O mundo todo, aliás, anda mergulhado na Babel da subversão
conceitual. Muita gente vê como sinal de morte da democracia a epidemia de
explosões sociais sem projetos utópicos que grassa no planeta. A Primavera
Árabe (2010), o Occupy Wall Street (2011), o Brasil-2013 e, neste 2019, França,
Chile, Líbano, Bolívia, Equador, Iraque e o mais compõem um feixe de casos que
não poderia ser mais diversificado em matéria de liberdades democráticas e
níveis de desenvolvimento e renda. O que eles têm em comum não é o “descrédito
generalizado nas instituições de representação do povo que sustentam a
democracia”. É, ao contrário, o repúdio às versões falsificadas, às democracias
sem povo ou ao esvaziamento do poder do povo por via direta ou indireta mesmo
nas mais avançadas.
Andar para trás na senda das conquistas econômicas e sociais
é sempre explosivo, não importa a altura da qual se parta. Abertas às pressões
populares, entre as quais as mais fortes estão sempre ligadas ao medo da perda
do emprego, a grande diferença entre as democracias e as ditaduras onde o
títere pode bancar sua “valentia” com o sangue dos outros é a covardia
institucionalizada. Essas manifestações são os estertores de morte, sim, mas
das classes médias meritocráticas, que, em qualquer canto do mundo, são as que
primeiro aprendem a usar o poder de mobilização que as redes sociais
proporcionam.
O poder de mercado chinês é, antes de mais nada, a projeção
internacional de força do partido totalitário no poder. E tem tido enorme
sucesso em dobrar e perverter o capitalismo democrático. Este tem de aprender
com os socialistas a ser inflexível na sanção das manifestações em contrário.

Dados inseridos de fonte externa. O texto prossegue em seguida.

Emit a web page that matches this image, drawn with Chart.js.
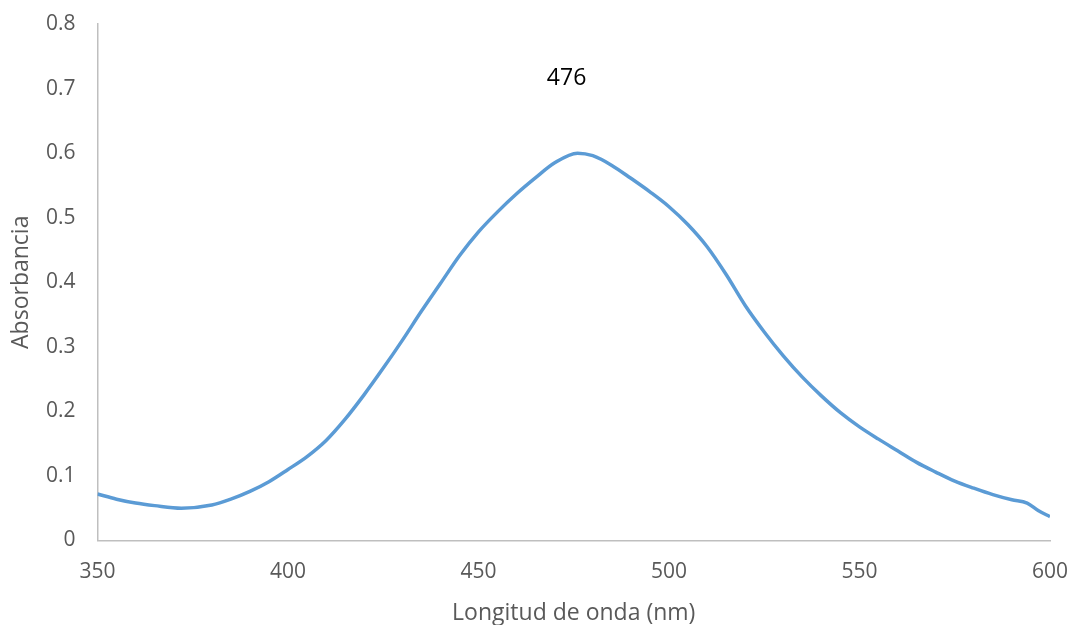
<!DOCTYPE html>
<html>
<head>
<meta charset="utf-8">
<title>Absorbancia</title>
<script src="https://cdn.jsdelivr.net/npm/chart.js@4.4.1/dist/chart.umd.min.js"></script>
<style>
  html, body { margin: 0; padding: 0; background: #ffffff; }
  #wrap { width: 1074px; height: 625px; position: relative; }
</style>
</head>
<body>
<div id="wrap"><canvas id="c" width="1074" height="625"></canvas></div>
<script>
// Absorption spectrum: wavelength (nm) and absorbance
const wavelengths = [350, 355, 360, 365, 372, 380, 385, 390, 395,
  400, 405, 410, 415, 420, 425, 430, 435, 440, 445,
  450, 455, 460, 465, 470, 476, 480, 485, 490, 495,
  500, 505, 510, 515, 520, 525, 530, 535, 540, 545,
  550, 555, 560, 565, 570, 575, 580, 585, 590, 594,
  597, 600];
const absorbance = [0.072, 0.064, 0.058, 0.054, 0.050, 0.055, 0.064, 0.076, 0.091,
  0.110, 0.130, 0.155, 0.188, 0.226, 0.267, 0.310, 0.355, 0.398, 0.441,
  0.478, 0.509, 0.537, 0.562, 0.585, 0.600, 0.596, 0.581, 0.561, 0.540,
  0.517, 0.489, 0.455, 0.412, 0.364, 0.323, 0.286, 0.253, 0.224, 0.198,
  0.176, 0.157, 0.139, 0.121, 0.106, 0.092, 0.081, 0.071, 0.063, 0.058,
  0.046, 0.037];

const xTickLabels = ['350', '400', '450', '500', '550', '600'];
const yTickLabels = ['0', '0.1', '0.2', '0.3', '0.4', '0.5', '0.6', '0.7', '0.8'];
const peakLabel = '476';

const points = wavelengths.map((w, i) => ({ x: w, y: absorbance[i] }));

const FONT = '"Open Sans", "DejaVu Sans", sans-serif';
const GREY_TEXT = '#595959';
const AXIS_LINE = '#BFBFBF';

// Label above the absorption maximum
const peakLabelPlugin = {
  id: 'peakLabel',
  afterDatasetsDraw(chart) {
    const meta = chart.getDatasetMeta(0);
    let iMax = 0;
    absorbance.forEach((v, i) => { if (v > absorbance[iMax]) iMax = i; });
    const pt = meta.data[iMax];
    const ctx = chart.ctx;
    ctx.save();
    ctx.font = '23px ' + FONT;
    ctx.fillStyle = '#000000';
    ctx.textAlign = 'center';
    ctx.textBaseline = 'middle';
    ctx.fillText(peakLabel, pt.x - 11, pt.y - 75);
    ctx.restore();
  }
};

new Chart(document.getElementById('c'), {
  type: 'line',
  data: {
    datasets: [{
      data: points,
      borderColor: '#5B9BD5',
      borderWidth: 3.5,
      pointRadius: 0,
      fill: false,
      cubicInterpolationMode: 'monotone'
    }]
  },
  options: {
    responsive: false,
    animation: false,
    events: [],
    layout: { padding: { top: 24, right: 24, left: 0, bottom: 0 } },
    plugins: { legend: { display: false }, tooltip: { enabled: false } },
    scales: {
      x: {
        type: 'linear',
        min: 350,
        max: 600,
        afterFit(scale) {
          scale.height = 84.5;
          scale.paddingLeft = 0;
          scale.paddingRight = 0;
        },
        afterBuildTicks(scale) {
          scale.ticks = xTickLabels.map(t => ({ value: Number(t) }));
        },
        ticks: {
          color: GREY_TEXT,
          font: { family: FONT, size: 21 },
          padding: 19,
          maxRotation: 0,
          autoSkip: false,
          callback: (v) => xTickLabels.find(t => Number(t) === v) ?? ''
        },
        grid: { display: false, drawTicks: false },
        border: { display: true, color: AXIS_LINE, width: 1.5 },
        title: {
          display: true,
          text: 'Longitud de onda (nm)',
          color: GREY_TEXT,
          font: { family: FONT, size: 23, lineHeight: 1.0 },
          padding: { top: 0, bottom: 0 }
        }
      },
      y: {
        min: 0,
        max: 0.8,
        afterFit(scale) {
          scale.width = 97.5;
          scale.paddingTop = 0;
          scale.paddingBottom = 0;
        },
        afterBuildTicks(scale) {
          scale.ticks = yTickLabels.map(t => ({ value: Number(t) }));
        },
        ticks: {
          color: GREY_TEXT,
          font: { family: FONT, size: 21 },
          padding: 22,
          autoSkip: false,
          callback: (v) => yTickLabels.find(t => Math.abs(Number(t) - v) < 1e-9) ?? ''
        },
        grid: { display: false, drawTicks: false },
        border: { display: true, color: AXIS_LINE, width: 1.5 },
        title: {
          display: true,
          text: 'Absorbancia',
          color: GREY_TEXT,
          font: { family: FONT, size: 23 },
          padding: { top: 8, bottom: 0 }
        }
      }
    }
  },
  plugins: [peakLabelPlugin]
});
</script>
</body>
</html>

Em vez disso, citando Bolívar Lamounier, domingo, nesta página, vemos Hollywood
aceitando a censura para não ser expulso do mercado chinês, a NBA fazendo
rapapés a assassinos para se desculpar pela declaração de apoio de um único
atleta às manifestações de Hong Kong, as 40 maiores empresas aéreas do mundo
concordando em apagar de seus sites qualquer referência a Taiwan como país e,
acrescento eu, democracias maduras revogando legislações antitruste para entrar
na corrida de monopólios (e no consequente desembesto da corrupção) imposta por
Pequim. Já são quase 40 anos de recordes sucessivos de fusões e aquisições...
Sempre a China totalitária impondo limites à liberdade de
expressão e retrocessos às democracias, e não o contrário, como deveria ser,
mediante a criação de impostos sistemáticos contra a violação de direitos
humanos e de propriedade que ela perpetra impunemente sem parar para roubar
empregos, no primeiro momento, e liberdades, no fim da linha, às classes médias
meritocráticas ao redor do mundo.
Feito de pequenos avanços no prazo de gerações que tornam
impossível que qualquer uma isoladamente tenha memória viva de modelos muito
diferentes para cotejar, a única maneira de evoluir rapidamente na arte da
construção de instituições é com estudos comparativos. Daí o zelo da censura
que os inimigos da democracia exercem no Brasil contra a cobertura do funcionamento
das ferramentas do sistema imunológico das mais adiantadas (primárias diretas,
recall, referendo, iniciativa, etc.) que proporcionam aos seus povos o luxo de
não estar nem aí para aquilo que querem nos apresentar como a essência delas,
como é o caso de Donald Trump (que não manda nada) nos (próprios) Estados
Unidos.
A resposta às explosões de descontentamento que pululam por
aí é a que Sebastian Piñera está articulando no Chile: depois de cortar pela
metade os salários dos políticos numa só tacada, eliminar os erros de raiz com
uma nova Constituição elaborada do zero por constituintes especialmente eleitos
para isso (e não pelos políticos usurpadores da constituição a ser reformada),
seguida de referendo popular do documento que eles elaborarem.
A única reforma que funciona continua, portanto, sendo a
mesma de sempre: “Power to the people”."